O dirigente cita dados do “Panorama dos Resíduos Sólidos no Brasil 2018/2019”, publicado pela ABRELPE: foram geradas cerca de 79 milhões de toneladas de resíduos sólidos urbanos, cujo volume tem potencial de produzir 14.500 GWh/ano de energia elétrica por processos de tratamento térmico. Esse total representa cerca de 3% do consumo nacional, ou o suficiente para abastecer todo o Estado de Pernambuco ou Rio Grande do Norte, Paraíba e Alagoas juntos. Considerando a necessidade de avanços no sistema de destinação de resíduos por parte dos municípios, além dos métodos de tratamento térmico, o Brasil também comporta processos de tratamento biológico, pelos quais há um potencial adicional de geração de energia elétrica de 1.400 GWh/ano.

Há estudos conceituados que constataram que cerca de 50% do total de resíduos sólidos urbanos gerados no País correspondem à fração orgânica, o que representa enorme potencial para o aproveitamento energético, por meio do biogás. Contudo, pouco mais da metade desse material é destinado para aterros sanitários, onde poderia haver o aproveitamento energético. Quase 80% do biogás produzido hoje no Brasil são oriundos de resíduos de aterros sanitários e estações de tratamento de esgoto.

Para aperfeiçoar a recuperação energética, será necessário erradicar mais de três mil lixões, que acarretam graves danos ambientais, e substituí-los por aterros sanitários regionais. Esses novos empreendimentos podem ser construídos de modo a atender dois ou mais municípios próximos, com ganho de produtividade e escala, proporcionando inúmeros benefícios ao meio ambiente. “Avanço para a desmobilização dos lixões são o Programa LIXÃO ZERO do MMA e o renovado Marco do Saneamento, sancionado em 2020, e que trouxe a participação da iniciativa privada nas licitações dos serviços de coleta, tratamento e destinação dos resíduos sólidos e a sua cobrança, o que é coerente, pois são uma utilidade nos mesmos moldes da luz, água, telefonia e internet”, pondera Luiz Gonzaga.

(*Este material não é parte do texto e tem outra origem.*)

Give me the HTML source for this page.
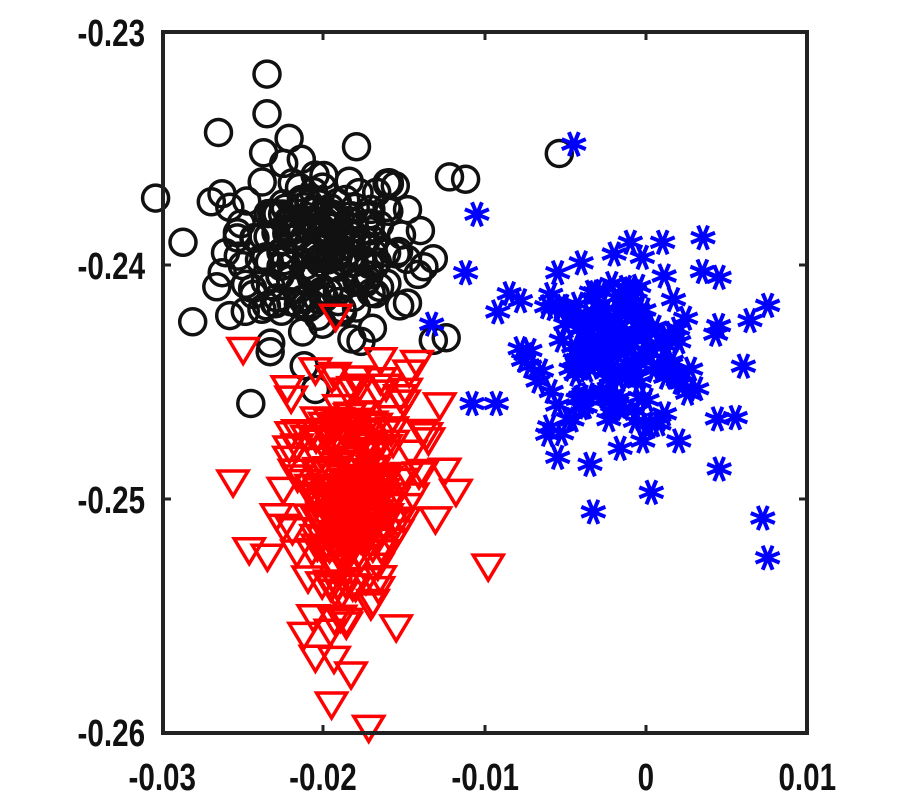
<!DOCTYPE html>
<html><head><meta charset="utf-8"><style>
body{margin:0;background:#fff;width:900px;height:800px;overflow:hidden}
svg{display:block}
text{font-family:"Liberation Sans",sans-serif;font-weight:bold;font-size:38px;fill:#111}
</style></head><body>
<svg id="s" width="900" height="800" xmlns="http://www.w3.org/2000/svg">
<rect x="0" y="0" width="900" height="800" fill="#fff"/>
<g id="pts"></g>
<rect x="163" y="32" width="644" height="701" fill="none" stroke="#222" stroke-width="4"/>
<g stroke="#222" stroke-width="3">
<line x1="323" y1="733" x2="323" y2="725"/><line x1="485" y1="733" x2="485" y2="725"/><line x1="646" y1="733" x2="646" y2="725"/>
<line x1="323" y1="32" x2="323" y2="40"/><line x1="485" y1="32" x2="485" y2="40"/><line x1="646" y1="32" x2="646" y2="40"/>
<line x1="163" y1="265" x2="171" y2="265"/><line x1="163" y1="499" x2="171" y2="499"/>
<line x1="807" y1="265" x2="799" y2="265"/><line x1="807" y1="499" x2="799" y2="499"/>
</g>
<g text-anchor="end" transform="scale(0.78,1)">
<text x="186" y="46">-0.23</text>
<text x="186" y="279">-0.24</text>
<text x="186" y="513">-0.25</text>
<text x="186" y="746">-0.26</text>
</g>
<g text-anchor="middle" transform="scale(0.78,1)">
<text x="208" y="790">-0.03</text>
<text x="414" y="790">-0.02</text>
<text x="622" y="790">-0.01</text>
<text x="828" y="790">0</text>
<text x="1035" y="790">0.01</text>
</g>
</svg>
<script>
var seed=12345;function r(){seed=(seed*1103515245+12345)%2147483648;return seed/2147483648;}
function g(){var u=r()||1e-9,v=r();return Math.sqrt(-2*Math.log(u))*Math.cos(2*Math.PI*v);}
function px(x){return 162+(x+0.03)*16150;}function py(y){return 32+(-0.23-y)*23367;}
var h='';
function circ(x,y){h+='<circle cx="'+px(x).toFixed(1)+'" cy="'+py(y).toFixed(1)+'" r="13" fill="none" stroke="#111" stroke-width="3.5"/>';}
function tri(x,y){var a=px(x),b=py(y);h+='<polygon points="'+(a-15)+','+(b-12)+' '+(a+15)+','+(b-12)+' '+a+','+(b+13)+'" fill="none" stroke="#f00" stroke-width="3.5"/>';}
function star(x,y){var a=px(x),b=py(y),d='';for(var k=0;k<4;k++){var t=k*Math.PI/4+Math.PI/8,c=Math.cos(t)*13,s=Math.sin(t)*13;d+='M'+(a-c).toFixed(1)+' '+(b-s).toFixed(1)+'L'+(a+c).toFixed(1)+' '+(b+s).toFixed(1);}h+='<path d="'+d+'" stroke="#00f" stroke-width="4"/>';}
var i;
for(i=0;i<200;i++)circ(-0.0203+g()*0.0029,-0.2393+g()*0.0019);
[[-0.0235,-0.2318],[-0.0235,-0.2335],[-0.0265,-0.2343],[-0.0287,-0.239],[-0.0281,-0.2424],[-0.0245,-0.2459],[-0.0205,-0.2453],[-0.0112,-0.2363],[-0.0122,-0.2362],[-0.0054,-0.2352],[-0.0258,-0.2375],[-0.0148,-0.2376],[-0.0132,-0.2397],[-0.0168,-0.2412],[-0.0148,-0.2416],[-0.0132,-0.2432],[-0.014,-0.2385],[-0.0155,-0.2395]].forEach(function(p){circ(p[0],p[1]);});
for(i=0;i<250;i++){var yy=-0.2497+g()*0.0027;var sp=Math.max(0.0008,0.0018-(-0.2497-yy)*0.12);tri(-0.0185+g()*sp,yy);}
[[-0.0256,-0.2493],[-0.0098,-0.2529],[-0.0195,-0.2588],[-0.0172,-0.2598],[-0.0118,-0.2497],[-0.0128,-0.246],[-0.0147,-0.2446],[-0.0205,-0.2445],[-0.0246,-0.2522],[-0.0125,-0.2488],[-0.0205,-0.2568],[-0.0155,-0.2555],[-0.0225,-0.2512],[-0.0135,-0.2475]].forEach(function(p){tri(p[0],p[1]);});
for(i=0;i<170;i++)star(-0.0018+g()*0.0026,-0.2437+g()*0.0017);
[[-0.0045,-0.2348],[-0.0105,-0.2378],[-0.0112,-0.2403],[-0.0133,-0.2425],[-0.0108,-0.2459],[-0.0093,-0.2459],[-0.0085,-0.2412],[-0.0078,-0.2415],[-0.0055,-0.2403],[-0.0065,-0.2445],[-0.006,-0.2469],[-0.0055,-0.2482],[-0.0035,-0.2485],[0.0003,-0.2497],[0.002,-0.2475],[0.0045,-0.2487],[0.0072,-0.2508],[0.0075,-0.2525],[0.0075,-0.2417],[0.006,-0.2443],[0.0035,-0.2388],[0.001,-0.239],[-0.001,-0.239],[0.0045,-0.2405],[0.0055,-0.2465],[-0.002,-0.2395],[-0.005,-0.2425]].forEach(function(p){star(p[0],p[1]);});
document.getElementById('pts').innerHTML=h;
</script>
</body></html>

Além de contribuir para o incremento da oferta energética, a geração de energia a partir dos resíduos sólidos beneficia todo o sistema de destinação praticado no País, que ainda é bastante deficitário. Atualmente, o Brasil conta com um grande percentual (40%) de resíduos coletados com destinação em unidades inadequadas, e poucas iniciativas para recuperação dos materiais (reciclagem não supera 4%).

Ganhos ambientais

Com investimentos que podem chegar a R$ 15 bilhões a partir da implantação de diferentes tecnologias, o processo de recuperação energética de resíduos proporcionará, também, a redução da geração de chorume nas unidades de disposição final; redução da geração de gases de efeito estufa, mitigando a emissão de 90 mil toneladas/ano de CO2 equivalente na atmosfera para cada mil toneladas de lixo tratadas, comparável com a emissão de cinco mil carros; e aumento da reciclagem de materiais contidos nos resíduos sólidos urbanos, a partir da melhor seleção ou separação, com a consequente preservação dos recursos naturais.